## Written exercise
Scan the entries below. List each line with "code".

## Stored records
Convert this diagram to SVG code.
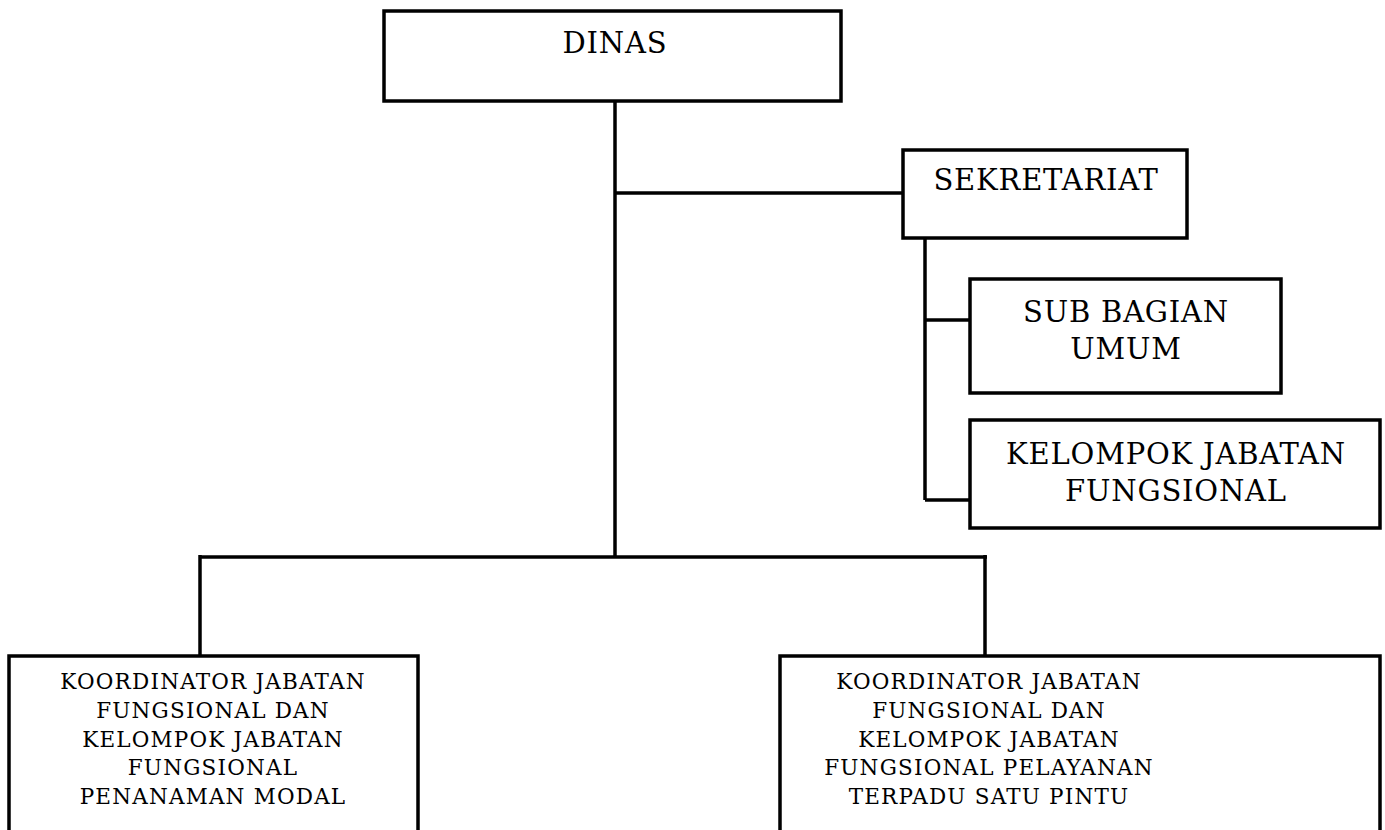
<svg xmlns="http://www.w3.org/2000/svg" width="1385" height="830" viewBox="0 0 1385 830">
<style>
.box{fill:#fff;stroke:#000;stroke-width:3.5}
.ln{stroke:#000;stroke-width:3.5;fill:none}
.t{font-family:"DejaVu Serif","Liberation Serif",serif;fill:#000;text-anchor:middle}
.big{font-size:29px;letter-spacing:0.8px}
.sm{font-size:21.5px;letter-spacing:1.2px}
</style>
<rect width="1385" height="830" fill="#fff"/>
<g id="connectors">
<line class="ln" x1="615" y1="101" x2="615" y2="557"/>
<line class="ln" x1="615" y1="193" x2="903" y2="193"/>
<line class="ln" x1="925" y1="238" x2="925" y2="500"/>
<line class="ln" x1="925" y1="320" x2="970" y2="320"/>
<line class="ln" x1="925" y1="500" x2="970" y2="500"/>
<line class="ln" x1="199" y1="557" x2="987" y2="557"/>
<line class="ln" x1="200" y1="555" x2="200" y2="656"/>
<line class="ln" x1="985" y1="555" x2="985" y2="656"/>
</g>
<g id="dinas">
<rect class="box" x="384" y="11" width="457" height="90"/>
<text class="t big" x="615" y="53">DINAS</text>
</g>
<g id="sekretariat">
<rect class="box" x="903" y="150" width="284" height="88"/>
<text class="t big" x="1046" y="190">SEKRETARIAT</text>
</g>
<g id="subbagian">
<rect class="box" x="970" y="279" width="311" height="114"/>
<text class="t big" x="1126" y="322">SUB BAGIAN</text>
<text class="t big" x="1126" y="359">UMUM</text>
</g>
<g id="kelompok">
<rect class="box" x="970" y="420" width="410" height="108"/>
<text class="t big" x="1176" y="464">KELOMPOK JABATAN</text>
<text class="t big" x="1176" y="501">FUNGSIONAL</text>
</g>
<g id="koord-pm">
<rect class="box" x="9" y="656" width="409" height="190"/>
<text class="t sm" x="213" y="689">KOORDINATOR JABATAN</text>
<text class="t sm" x="213" y="718">FUNGSIONAL DAN</text>
<text class="t sm" x="213" y="747">KELOMPOK JABATAN</text>
<text class="t sm" x="213" y="775">FUNGSIONAL</text>
<text class="t sm" x="213" y="804">PENANAMAN MODAL</text>
</g>
<g id="koord-ptsp">
<rect class="box" x="780" y="656" width="600" height="190"/>
<text class="t sm" x="989" y="689">KOORDINATOR JABATAN</text>
<text class="t sm" x="989" y="718">FUNGSIONAL DAN</text>
<text class="t sm" x="989" y="747">KELOMPOK JABATAN</text>
<text class="t sm" x="989" y="775">FUNGSIONAL PELAYANAN</text>
<text class="t sm" x="989" y="804">TERPADU SATU PINTU</text>
</g>
</svg>
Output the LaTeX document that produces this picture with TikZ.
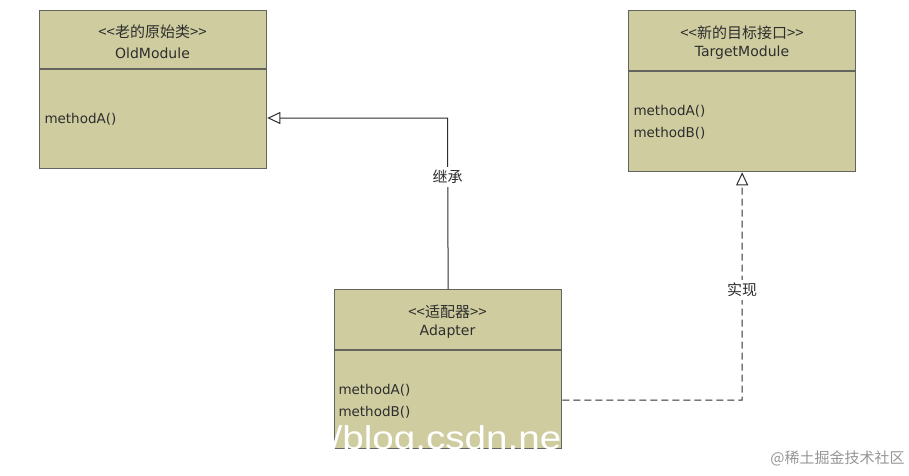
\documentclass[tikz,border=0pt]{standalone}
\usepackage{fontspec}
\setmainfont{DejaVu Sans}
\newfontfamily\cjk{Noto Sans CJK SC}
\newfontfamily\wmfont{Liberation Sans}
\usetikzlibrary{arrows.meta}
\definecolor{boxfill}{RGB}{207,205,160}
\definecolor{boxline}{RGB}{100,100,95}
\definecolor{ink}{RGB}{45,45,45}
\definecolor{wmgray}{RGB}{150,150,150}

\begin{document}
\begin{tikzpicture}[x=1pt,y=-1pt,line width=1pt,
  classbox/.style={draw=boxline,fill=boxfill,line width=1.3pt,anchor=north west,inner sep=0pt,minimum width=227pt},
  stereo/.style={text=ink,font=\cjk\fontsize{15}{17}\selectfont},
  clsname/.style={text=ink,font=\fontsize{14}{16}\selectfont},
  member/.style={text=ink,anchor=west,inner sep=0pt,font=\fontsize{13.5}{16}\selectfont},
  lbl/.style={fill=white,text=ink,font=\cjk\fontsize{15}{17}\selectfont,inner sep=3pt},
  gen/.style={draw=ink,-{Triangle[open,length=13pt,width=12pt]}},
  real/.style={gen,dash pattern=on 7pt off 4pt}]
\fill[white] (0,0) rectangle (909,475);
\useasboundingbox (0,0) rectangle (909,475);

% class boxes
\node[classbox,minimum height=158pt] (old) at (39,10) {};
\node[classbox,minimum height=161pt] (target) at (628,10) {};
\node[classbox,minimum height=159pt] (adapter) at (334,289) {};
\draw[boxline,line width=1.3pt] ([yshift=-59pt]old.north west) -- ([yshift=-59pt]old.north east);
\draw[boxline,line width=1.3pt] ([yshift=-61pt]target.north west) -- ([yshift=-61pt]target.north east);
\draw[boxline,line width=1.3pt] ([yshift=-61pt]adapter.north west) -- ([yshift=-61pt]adapter.north east);

% old class
\node[stereo] (oldst) at (152.5,32) {<<老的原始类>>};
\node[clsname] (oldnm) at (152.5,53) {OldModule};
\node[member] (oldma) at (44,119) {methodA()};

% target interface
\node[stereo] (tgtst) at (742,33) {<<新的目标接口>>};
\node[clsname] (tgtnm) at (742,53) {TargetModule};
\node[member] (tgtma) at (633,111) {methodA()};
\node[member] (tgtmb) at (633,133) {methodB()};

% adapter
\node[stereo] (adpst) at (447.5,312) {<<适配器>>};
\node[clsname] (adpnm) at (447.5,332) {Adapter};
\node[member] (adpma) at (338,390) {methodA()};
\node[member] (adpmb) at (338,412) {methodB()};

% inheritance
\coordinate (kink) at (447.5,118);
\draw[gen] (adapter.north) -- (kink) -- (old.east |- kink);
\node[lbl] (jicheng) at (447.5,177) {继承};

% realization
\coordinate (corner) at (742,400);
\draw[real] (adapter.east |- corner) -- (corner) -- (target.south);
\node[lbl] (shixian) at (742,290) {实现};

% watermarks
\node[text=white,font=\wmfont\fontsize{33}{36}\selectfont,anchor=base west,inner sep=0pt,xscale=1.17] (csdn) at (331,449) {/blog.csdn.ne};
\node[text=wmgray,font=\cjk\fontsize{15}{16}\selectfont,anchor=east,inner sep=0pt] (juejin) at (905,458) {@稀土掘金技术社区};
\end{tikzpicture}
\end{document}
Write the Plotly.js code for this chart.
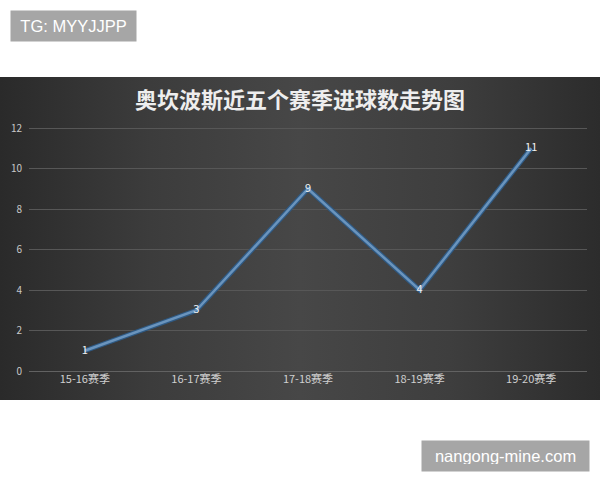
<!DOCTYPE html>
<html>
<head>
<meta charset="utf-8">
<script src="https://cdn.plot.ly/plotly-3.0.1.min.js"></script>
<style>
  body { margin: 0; background: #fff; }
  #wrap { position: relative; width: 600px; height: 480px; }
  #panel {
    position: absolute; left: 0; top: 77px; width: 600px; height: 323px;
    background: linear-gradient(90deg, #2a2a2a 0%, #3c3c3c 25%, #474747 50%, #3e3e3e 75%, #2c2c2c 100%);
  }
  #chart { position: absolute; left: 0; top: 0; width: 600px; height: 480px; }
</style>
</head>
<body>
<div id="wrap">
  <div id="panel"></div>
  <div id="chart"></div>
</div>
<script>
// saisons et buts
const seasons = ['15-16赛季', '16-17赛季', '17-18赛季', '18-19赛季', '19-20赛季'];
const goals   = [1, 3, 9, 4, 11];
const yTicks  = [0, 2, 4, 6, 8, 10, 12];

const CJK = '"Noto Sans CJK SC", "Noto Sans", sans-serif';
const WM  = '"Liberation Sans", Arial, sans-serif';

// bordure sombre + trait clair pour imiter la ligne Excel
const traces = [
  {
    x: seasons, y: goals,
    type: 'scatter', mode: 'lines',
    line: { color: '#2f5a84', width: 5 },
    hoverinfo: 'skip',
  },
  {
    x: seasons, y: goals,
    type: 'scatter', mode: 'lines+text',
    line: { color: '#6a94bd', width: 2.5 },
    text: goals.map(String),
    textposition: 'middle center',
    textfont: { family: CJK, size: 11, color: '#f2f2f2' },
  },
];

const layout = {
  width: 600, height: 480,
  paper_bgcolor: 'rgba(0,0,0,0)',
  plot_bgcolor:  'rgba(0,0,0,0)',
  margin: { l: 29, r: 13, t: 127, b: 109 },
  showlegend: false,
  xaxis: {
    type: 'category',
    range: [-0.5, 4.5],
    showgrid: false, zeroline: false, showline: false,
    ticks: '',
    tickfont: { family: CJK, size: 11, color: '#cfcfcf' },
  },
  yaxis: {
    range: [0, 12.05],
    tickvals: yTicks,
    showgrid: true, gridcolor: '#575757', gridwidth: 1,
    zeroline: true, zerolinecolor: '#626262', zerolinewidth: 1,
    ticks: '',
    ticklabelstandoff: 6,
    tickfont: { family: CJK, size: 10, color: '#c8c8c8' },
  },
  annotations: [
    {
      xref: 'paper', yref: 'paper', x: (300 - 29) / 558, y: (371 - 98) / 244,
      xanchor: 'center', yanchor: 'middle',
      text: '<b>奥坎波斯近五个赛季进球数走势图</b>', showarrow: false,
      font: { family: CJK, size: 22, color: '#eeeeee' },
    },
    {
      xref: 'paper', yref: 'paper', x: (10 - 29) / 558, y: (371 - 10) / 244,
      xanchor: 'left', yanchor: 'top',
      text: 'TG: MYYJJPP', showarrow: false,
      width: 111, height: 16,
      bgcolor: '#a6a6a6', borderpad: 7,
      font: { family: WM, size: 16.5, color: '#ffffff' },
    },
    {
      xref: 'paper', yref: 'paper', x: (590 - 29) / 558, y: (371 - 440) / 244,
      xanchor: 'right', yanchor: 'top',
      text: 'nangong-mine.com', showarrow: false,
      width: 153, height: 16,
      bgcolor: '#a6a6a6', borderpad: 7,
      font: { family: WM, size: 16.5, color: '#ffffff' },
    },
  ],
};

Plotly.newPlot('chart', traces, layout, { displayModeBar: false, staticPlot: true });
</script>
</body>
</html>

## Reply
Convert this diagram to SVG code.
Write the Plotly.js code for this chart.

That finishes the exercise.